In the continued push to make public power a reality, advocates have politics on their side. While private utilities must do unpopular things—wreck the planet, raise rates, avoid unions—the public sector’s incentives all lean in the other direction. And public power is popular, thanks to the coalition’s strong organizing over the last four years. People are angry about inflation and unconscionably high rate hikes, worried about climate crisis as the skies turn red and neighbors drown in their basements. Democratic Governor Kathy Hochul barely won her last election, and polls showed that public power was viewed far more favorably than she was.

Public power doesn’t have to risk angering anyone by raising taxes or detracting from other valued priorities, either: the NYPA is empowered to raise bonds, and public power has been supercharged by the Inflation Reduction Act, or IRA, which provides money for any public entity to build renewable energy. In the past, it was hard for public utilities to take advantage of public funding for renewables, as such funding has generally taken the form of tax credits. But the IRA offers it as direct payment, a boon to any kind of public agency wishing to participate. As Michael Paulson said, “Not taking advantage of that is leaving money on the table that could be used for New Yorkers to get clean air, clean water, good-paying jobs,” and, he added, lower utility bills.

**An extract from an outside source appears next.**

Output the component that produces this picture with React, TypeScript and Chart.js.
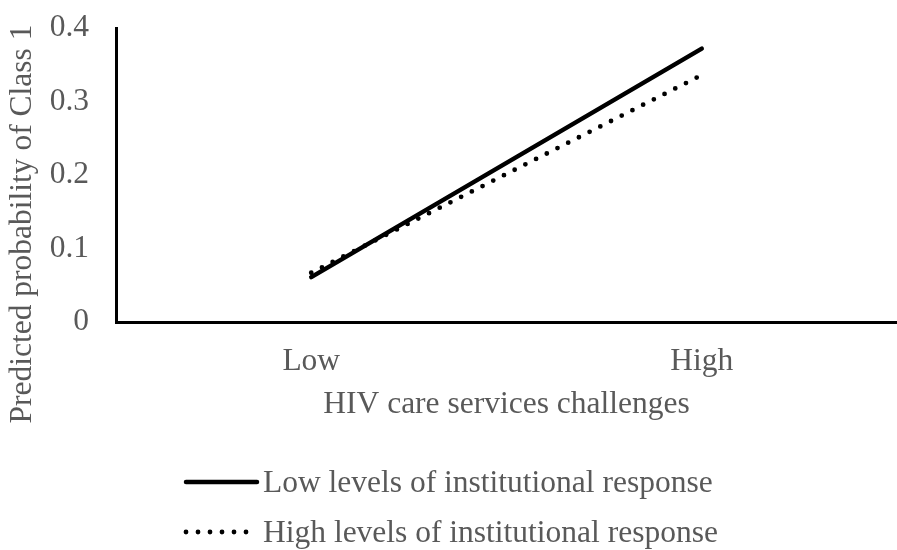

The mood at Battery Park was buoyant, unusual for any gathering of climate activists. New York State is big, and what happens here matters for that reason alone. But the crowd also understood that making public power work here could have national, even global implications. Said Claire Valdez, a union activist recently endorsed by NYC-DSA for an assembly seat in Queens, “We’re setting the standard for a Green New Deal here in New York.” If New York can show that the green transition will not only lower emissions but put money back in working people’s pockets, the results could be seismic for everyone.